**DATA:**
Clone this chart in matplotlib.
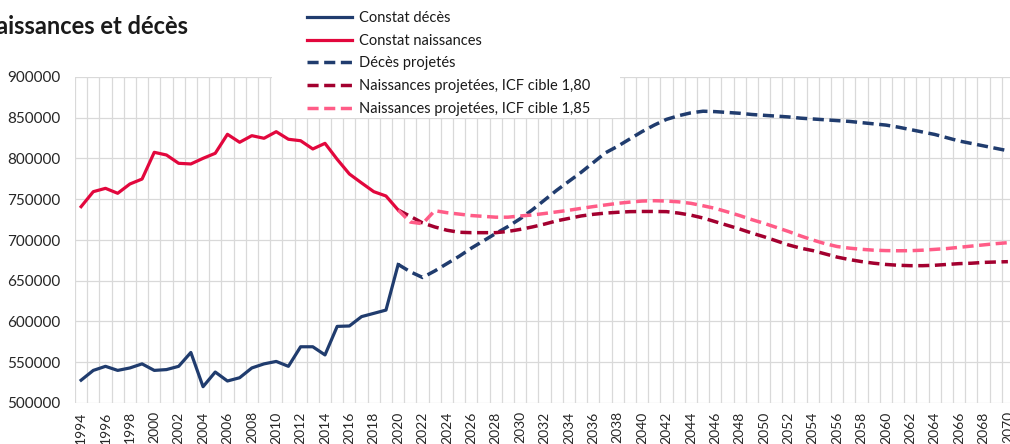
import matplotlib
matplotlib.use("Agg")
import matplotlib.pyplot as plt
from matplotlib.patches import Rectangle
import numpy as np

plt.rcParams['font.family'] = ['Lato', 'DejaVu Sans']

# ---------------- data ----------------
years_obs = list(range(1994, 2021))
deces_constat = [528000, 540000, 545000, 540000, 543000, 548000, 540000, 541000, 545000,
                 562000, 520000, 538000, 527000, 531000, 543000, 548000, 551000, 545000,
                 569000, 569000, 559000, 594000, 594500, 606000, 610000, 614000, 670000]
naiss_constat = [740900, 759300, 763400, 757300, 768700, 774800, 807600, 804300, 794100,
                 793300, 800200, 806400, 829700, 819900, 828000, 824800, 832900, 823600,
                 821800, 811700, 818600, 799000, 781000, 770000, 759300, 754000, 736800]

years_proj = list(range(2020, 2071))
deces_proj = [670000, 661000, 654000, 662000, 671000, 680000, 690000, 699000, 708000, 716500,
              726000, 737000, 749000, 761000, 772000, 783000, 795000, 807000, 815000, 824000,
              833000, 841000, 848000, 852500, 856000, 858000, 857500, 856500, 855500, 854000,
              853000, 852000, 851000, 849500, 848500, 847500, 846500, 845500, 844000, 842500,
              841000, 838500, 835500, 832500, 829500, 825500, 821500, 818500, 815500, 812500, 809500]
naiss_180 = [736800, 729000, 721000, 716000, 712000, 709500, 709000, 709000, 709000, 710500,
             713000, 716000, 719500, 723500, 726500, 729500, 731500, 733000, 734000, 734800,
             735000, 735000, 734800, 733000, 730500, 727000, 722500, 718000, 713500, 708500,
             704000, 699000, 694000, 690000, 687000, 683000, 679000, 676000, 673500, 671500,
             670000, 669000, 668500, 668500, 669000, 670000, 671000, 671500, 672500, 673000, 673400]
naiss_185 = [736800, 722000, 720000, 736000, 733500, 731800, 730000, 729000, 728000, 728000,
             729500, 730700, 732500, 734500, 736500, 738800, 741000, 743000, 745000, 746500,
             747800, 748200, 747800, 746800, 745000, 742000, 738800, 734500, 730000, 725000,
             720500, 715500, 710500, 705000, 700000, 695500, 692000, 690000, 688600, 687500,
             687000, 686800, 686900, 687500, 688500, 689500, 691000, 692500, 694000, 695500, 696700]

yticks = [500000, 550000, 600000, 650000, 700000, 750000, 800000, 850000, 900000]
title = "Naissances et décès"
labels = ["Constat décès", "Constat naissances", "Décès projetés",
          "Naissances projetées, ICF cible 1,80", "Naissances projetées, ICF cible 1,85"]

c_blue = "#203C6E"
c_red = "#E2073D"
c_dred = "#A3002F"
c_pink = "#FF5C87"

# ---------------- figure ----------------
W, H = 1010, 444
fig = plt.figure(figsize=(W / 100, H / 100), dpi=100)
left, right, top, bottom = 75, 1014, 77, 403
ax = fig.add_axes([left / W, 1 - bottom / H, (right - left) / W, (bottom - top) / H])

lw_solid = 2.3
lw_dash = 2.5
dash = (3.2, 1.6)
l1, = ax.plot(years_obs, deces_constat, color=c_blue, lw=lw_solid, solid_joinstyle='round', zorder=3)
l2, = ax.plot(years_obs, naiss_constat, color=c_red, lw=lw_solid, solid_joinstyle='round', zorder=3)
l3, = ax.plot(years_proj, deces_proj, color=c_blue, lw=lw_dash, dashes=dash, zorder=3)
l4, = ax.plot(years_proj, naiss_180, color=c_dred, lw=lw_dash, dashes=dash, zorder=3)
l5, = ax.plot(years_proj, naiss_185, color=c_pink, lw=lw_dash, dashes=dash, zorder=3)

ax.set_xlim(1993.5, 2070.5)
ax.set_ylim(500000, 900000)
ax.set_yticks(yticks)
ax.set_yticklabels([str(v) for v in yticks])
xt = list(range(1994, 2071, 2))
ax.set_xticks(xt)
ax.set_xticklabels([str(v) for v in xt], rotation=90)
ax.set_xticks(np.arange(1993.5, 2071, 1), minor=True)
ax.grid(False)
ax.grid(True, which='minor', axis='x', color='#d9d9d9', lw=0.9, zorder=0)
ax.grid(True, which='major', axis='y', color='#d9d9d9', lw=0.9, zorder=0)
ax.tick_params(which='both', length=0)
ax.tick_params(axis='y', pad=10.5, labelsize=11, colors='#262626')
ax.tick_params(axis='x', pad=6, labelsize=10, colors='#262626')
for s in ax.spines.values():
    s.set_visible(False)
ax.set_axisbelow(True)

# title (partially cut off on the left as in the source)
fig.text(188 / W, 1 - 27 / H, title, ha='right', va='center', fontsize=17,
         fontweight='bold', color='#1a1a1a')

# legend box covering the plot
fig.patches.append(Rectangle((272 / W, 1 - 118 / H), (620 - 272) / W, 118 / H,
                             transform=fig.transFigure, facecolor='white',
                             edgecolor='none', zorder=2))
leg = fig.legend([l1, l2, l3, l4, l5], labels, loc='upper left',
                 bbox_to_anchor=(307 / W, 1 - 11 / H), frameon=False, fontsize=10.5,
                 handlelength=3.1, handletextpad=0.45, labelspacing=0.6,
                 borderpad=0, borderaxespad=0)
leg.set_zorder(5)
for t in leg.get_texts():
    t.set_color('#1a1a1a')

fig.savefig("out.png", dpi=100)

* * *

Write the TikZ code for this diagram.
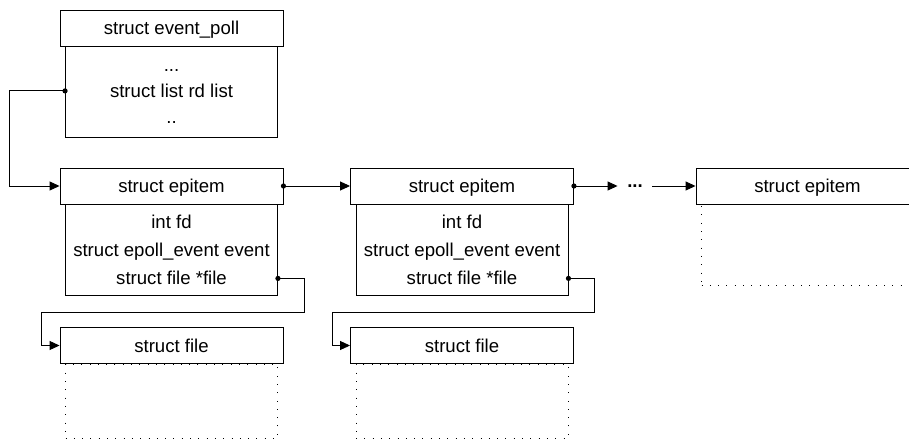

**TO BE DONE:** Using the entries above, return each line that includes the word "matplotlib".

**ANSWER TO THE EXERCISE:**
Clone this chart in matplotlib.
import matplotlib
matplotlib.use("Agg")
import matplotlib.pyplot as plt
from matplotlib.patches import Rectangle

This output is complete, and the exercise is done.